Labour announces Yorkshire devolution deal

Labour announces Yorkshire devolution deal

Shadow Chancellor Ed Balls has announced his party will commit to a multi-billion pound devolution deal for Yorkshire if Labour wins the upcoming General Election…

Shadow Chancellor Ed Balls has put forward a plan to rival George Osborne’s ‘northern powerhouse’. Speaking earlier this week, he committed to giving Leeds, Sheffield, and other key cities in the north a multi-billion pound package for devolution if Labour gets into power.

Balls said he would rectify the situation which saw Greater Manchester become the only part of England to gain substantial devolution after five years under the current government.

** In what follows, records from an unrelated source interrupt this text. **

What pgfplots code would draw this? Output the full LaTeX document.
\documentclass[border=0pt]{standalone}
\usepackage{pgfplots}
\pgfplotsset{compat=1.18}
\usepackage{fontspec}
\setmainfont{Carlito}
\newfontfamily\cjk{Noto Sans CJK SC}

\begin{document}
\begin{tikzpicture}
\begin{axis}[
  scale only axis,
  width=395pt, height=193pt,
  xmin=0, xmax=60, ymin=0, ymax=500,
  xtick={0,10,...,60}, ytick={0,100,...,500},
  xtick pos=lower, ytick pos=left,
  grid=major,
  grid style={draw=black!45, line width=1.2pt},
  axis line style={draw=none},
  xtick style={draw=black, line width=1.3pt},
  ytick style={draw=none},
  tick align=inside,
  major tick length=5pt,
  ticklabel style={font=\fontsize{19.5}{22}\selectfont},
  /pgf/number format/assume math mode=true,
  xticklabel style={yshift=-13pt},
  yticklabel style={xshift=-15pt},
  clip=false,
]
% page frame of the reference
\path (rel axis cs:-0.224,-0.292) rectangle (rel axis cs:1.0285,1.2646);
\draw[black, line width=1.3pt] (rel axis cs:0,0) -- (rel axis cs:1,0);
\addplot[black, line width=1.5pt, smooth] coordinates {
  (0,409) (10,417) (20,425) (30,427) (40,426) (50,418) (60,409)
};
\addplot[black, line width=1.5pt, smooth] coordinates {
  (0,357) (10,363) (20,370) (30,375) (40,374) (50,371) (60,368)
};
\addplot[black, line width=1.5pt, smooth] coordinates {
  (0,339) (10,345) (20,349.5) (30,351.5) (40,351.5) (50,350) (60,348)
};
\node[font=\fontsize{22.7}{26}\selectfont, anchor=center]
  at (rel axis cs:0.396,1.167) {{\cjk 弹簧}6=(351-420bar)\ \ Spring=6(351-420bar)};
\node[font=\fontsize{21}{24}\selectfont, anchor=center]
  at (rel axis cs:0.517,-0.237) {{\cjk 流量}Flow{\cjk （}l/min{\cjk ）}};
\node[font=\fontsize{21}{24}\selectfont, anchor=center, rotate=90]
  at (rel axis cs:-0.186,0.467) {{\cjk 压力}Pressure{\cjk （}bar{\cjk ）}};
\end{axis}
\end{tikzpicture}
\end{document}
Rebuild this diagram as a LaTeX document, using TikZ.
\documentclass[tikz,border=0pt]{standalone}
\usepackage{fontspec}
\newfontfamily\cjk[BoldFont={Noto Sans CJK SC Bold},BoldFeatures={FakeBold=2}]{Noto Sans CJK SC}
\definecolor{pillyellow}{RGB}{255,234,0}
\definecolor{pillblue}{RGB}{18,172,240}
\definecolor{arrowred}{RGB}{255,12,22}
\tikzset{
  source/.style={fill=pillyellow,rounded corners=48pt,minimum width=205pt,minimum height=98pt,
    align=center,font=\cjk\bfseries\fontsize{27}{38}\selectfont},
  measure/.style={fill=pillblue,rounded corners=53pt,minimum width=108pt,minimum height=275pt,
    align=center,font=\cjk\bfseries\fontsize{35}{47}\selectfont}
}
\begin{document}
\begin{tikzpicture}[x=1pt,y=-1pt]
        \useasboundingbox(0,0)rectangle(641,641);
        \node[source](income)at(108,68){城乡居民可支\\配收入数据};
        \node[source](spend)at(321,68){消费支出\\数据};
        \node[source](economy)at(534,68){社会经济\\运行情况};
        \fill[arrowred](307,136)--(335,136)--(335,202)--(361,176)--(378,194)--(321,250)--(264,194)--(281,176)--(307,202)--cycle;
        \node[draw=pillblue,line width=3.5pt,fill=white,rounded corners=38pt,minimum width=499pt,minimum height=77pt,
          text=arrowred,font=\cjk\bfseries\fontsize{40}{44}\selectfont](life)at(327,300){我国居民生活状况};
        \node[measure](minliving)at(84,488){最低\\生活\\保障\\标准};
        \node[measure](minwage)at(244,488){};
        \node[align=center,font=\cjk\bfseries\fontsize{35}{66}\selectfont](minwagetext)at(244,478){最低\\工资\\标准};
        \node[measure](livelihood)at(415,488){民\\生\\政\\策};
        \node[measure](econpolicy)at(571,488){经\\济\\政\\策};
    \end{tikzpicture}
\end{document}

The city was granted powers after 12 council leaders opted to work under a directly elected city-region mayor.

Balls unveiled a £30bn offer that he said would end the days of “a Whitehall official” making major spending decisions, rather than those who live and work in the cities.

If it goes through the deal would see councils introduce new bureaucracies around elected mayors. Furthermore, cities such as Leeds and Sheffield would be given the ability to keep any increase in business rates generated through local job creation. This power was only given to the cities of Manchester and Cambridge in the March budget.

Balls convinced West Yorkshire city leaders to reject an elected mayor, which led to what the Morley and Outwood Labour candidate called a “second class deal for Leeds and others” in the Budget.

Balls said: “It was wrong for George Osborne to pretend he was trying to devolve powers, but make it conditional on Westminster imposing elected mayors.

“Manchester chose to agree to it, but it is not what anyone wants in West Yorkshire.

“We had referendums to reject elected mayors just a few years ago.

“What George Osborne has done instead, because we would not agree to an elected mayor in Yorkshire, has been to impose second class deals on cities such as Leeds.

“I think it is really unfair to businesses and taxpayers in Leeds, just as it is in Sheffield where they also had a second class deal.

“The idea that you can only have local accountability for say bus regulation if you agree to George Osborne’s plans for elected mayors is total nonsense, and deeply unfair.”

Balls added: “We will go further on devolution for Leeds, for Yorkshire, for combined authorities in our region.

“We will go further than the Manchester deal and we will do so without any requirement for an elected mayor.

“We do need to have proper accountability but it is for copuncils to work out their accountability arrangements.”